• **Given information**:

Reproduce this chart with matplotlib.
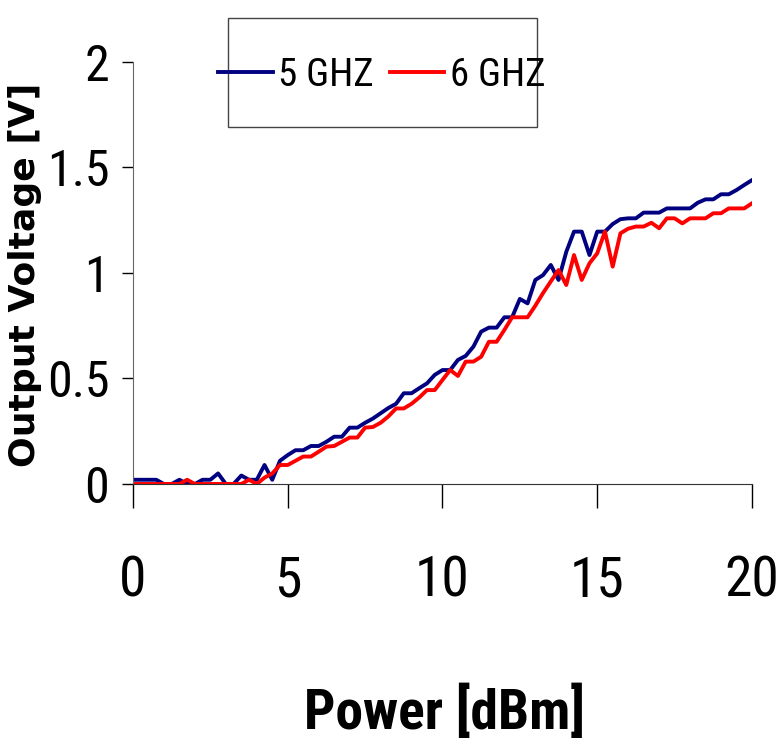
import os
import numpy as np
import matplotlib
matplotlib.use("Agg")
import matplotlib.pyplot as plt
from matplotlib import font_manager
from matplotlib.patches import Rectangle

# power sweep in dBm, 0.25 dB steps
power = np.arange(0, 20.01, 0.25)

volt_5ghz = [0.02, 0.02, 0.02, 0.02, 0.0, 0.0, 0.02, 0.0,
             0.0, 0.02, 0.02, 0.05, 0.0, 0.0, 0.04, 0.02,
             0.02, 0.09, 0.02, 0.11, 0.137, 0.16, 0.16, 0.18,
             0.18, 0.20, 0.224, 0.224, 0.267, 0.267, 0.29, 0.31,
             0.335, 0.36, 0.38, 0.43, 0.43, 0.454, 0.477, 0.517,
             0.54, 0.54, 0.588, 0.607, 0.651, 0.722, 0.741, 0.741,
             0.79, 0.79, 0.877, 0.856, 0.967, 0.99, 1.038, 0.967,
             1.10, 1.196, 1.196, 1.085, 1.196, 1.196, 1.232, 1.255,
             1.259, 1.259, 1.286, 1.286, 1.286, 1.306, 1.306, 1.306,
             1.306, 1.333, 1.349, 1.349, 1.373, 1.373, 1.393, 1.417,
             1.44]

volt_6ghz = [0.0, 0.0, 0.0, 0.0, 0.0, 0.0, 0.0, 0.02,
             0.0, 0.0, 0.0, 0.0, 0.0, 0.0, 0.0, 0.02,
             0.0, 0.03, 0.05, 0.09, 0.09, 0.11, 0.13, 0.13,
             0.153, 0.177, 0.18, 0.20, 0.22, 0.22, 0.267, 0.27,
             0.29, 0.32, 0.358, 0.358, 0.38, 0.41, 0.445, 0.445,
             0.493, 0.54, 0.512, 0.58, 0.58, 0.603, 0.674, 0.674,
             0.73, 0.79, 0.79, 0.79, 0.845, 0.905, 0.96, 1.014,
             0.943, 1.085, 0.967, 1.046, 1.093, 1.196, 1.03, 1.188,
             1.21, 1.22, 1.22, 1.238, 1.212, 1.259, 1.259, 1.235,
             1.259, 1.259, 1.259, 1.283, 1.283, 1.306, 1.306, 1.306,
             1.33]

x_ticks = [0, 5, 10, 15, 20]
y_ticks = [0, 0.5, 1, 1.5, 2]
y_ticklabels = ['0', '0.5', '1', '1.5', '2']


# look for a narrow font (the original uses Arial Narrow)
def narrow_font(names):
    files = {os.path.basename(f.fname): f.fname for f in font_manager.fontManager.ttflist}
    for n in names:
        if n in files:
            return font_manager.FontProperties(fname=files[n])
    return font_manager.FontProperties(family='DejaVu Sans', stretch='condensed')


fp_reg = narrow_font(['NotoSans-ExtraCondensed.ttf', 'LiberationSansNarrow-Regular.ttf',
                      'RobotoCondensed-Regular.ttf', 'NotoSans-Condensed.ttf',
                      'DejaVuSansCondensed.ttf'])
fp_bold = narrow_font(['NotoSans-ExtraCondensedBold.ttf', 'LiberationSansNarrow-Bold.ttf',
                       'RobotoCondensed-Bold.ttf', 'NotoSans-CondensedBold.ttf',
                       'DejaVuSansCondensed-Bold.ttf'])

fig = plt.figure(figsize=(7.79, 7.52), dpi=100)
ax = fig.add_axes([0.1707, 0.3564, 0.7946, 0.5612])

ax.plot(power, volt_5ghz, color='#000080', lw=2.8, label='5 GHZ')
ax.plot(power, volt_6ghz, color='#ff0000', lw=2.8, label='6 GHZ')

ax.set_xlim(0, 20)
ax.set_ylim(0, 2)
ax.set_xticks(x_ticks)
ax.set_yticks(y_ticks)
ax.set_yticklabels(y_ticklabels)

for s in ['top', 'right']:
    ax.spines[s].set_visible(False)
ax.spines['left'].set_color('#666666')
ax.spines['bottom'].set_color('#333333')

ax.tick_params(axis='x', direction='out', length=17, width=1, pad=34)
ax.tick_params(axis='y', direction='out', length=8, width=1, pad=9)
for lab in ax.get_xticklabels():
    lab.set_fontproperties(fp_reg)
    lab.set_fontsize(40)
for lab in ax.get_yticklabels():
    lab.set_fontproperties(fp_reg)
    lab.set_fontsize(36)

fig.text(0.032, 0.634, 'Output Voltage [V]', rotation=90, ha='center', va='center',
         fontsize=26, fontweight='bold')
xl = fig.text(0.571, 0.053, 'Power [dBm]', ha='center', va='center', fontproperties=fp_bold)
xl.set_fontsize(40)

# legend frame
fig.patches.append(Rectangle((228 / 779, 1 - 127 / 752), 309 / 779, 109 / 752,
                             transform=fig.transFigure, fill=False,
                             edgecolor='#444444', lw=1))
leg_prop = fp_reg.copy()
leg_prop.set_size(28)
fig.legend(loc='center', bbox_to_anchor=(0.49, 0.9), ncol=2, frameon=False,
           prop=leg_prop, handlelength=1.4, handletextpad=0.15, columnspacing=0.4)

fig.savefig('out.png', dpi=100)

• **Exercise goal**: Make an exact copy of the lines from the top of the material through the line with "power = np.arange(0, 20.01, 0.25)", pictures excluded.

• **Answer to this problem**:
Reproduce this chart with matplotlib.
import os
import numpy as np
import matplotlib
matplotlib.use("Agg")
import matplotlib.pyplot as plt
from matplotlib import font_manager
from matplotlib.patches import Rectangle

# power sweep in dBm, 0.25 dB steps
power = np.arange(0, 20.01, 0.25)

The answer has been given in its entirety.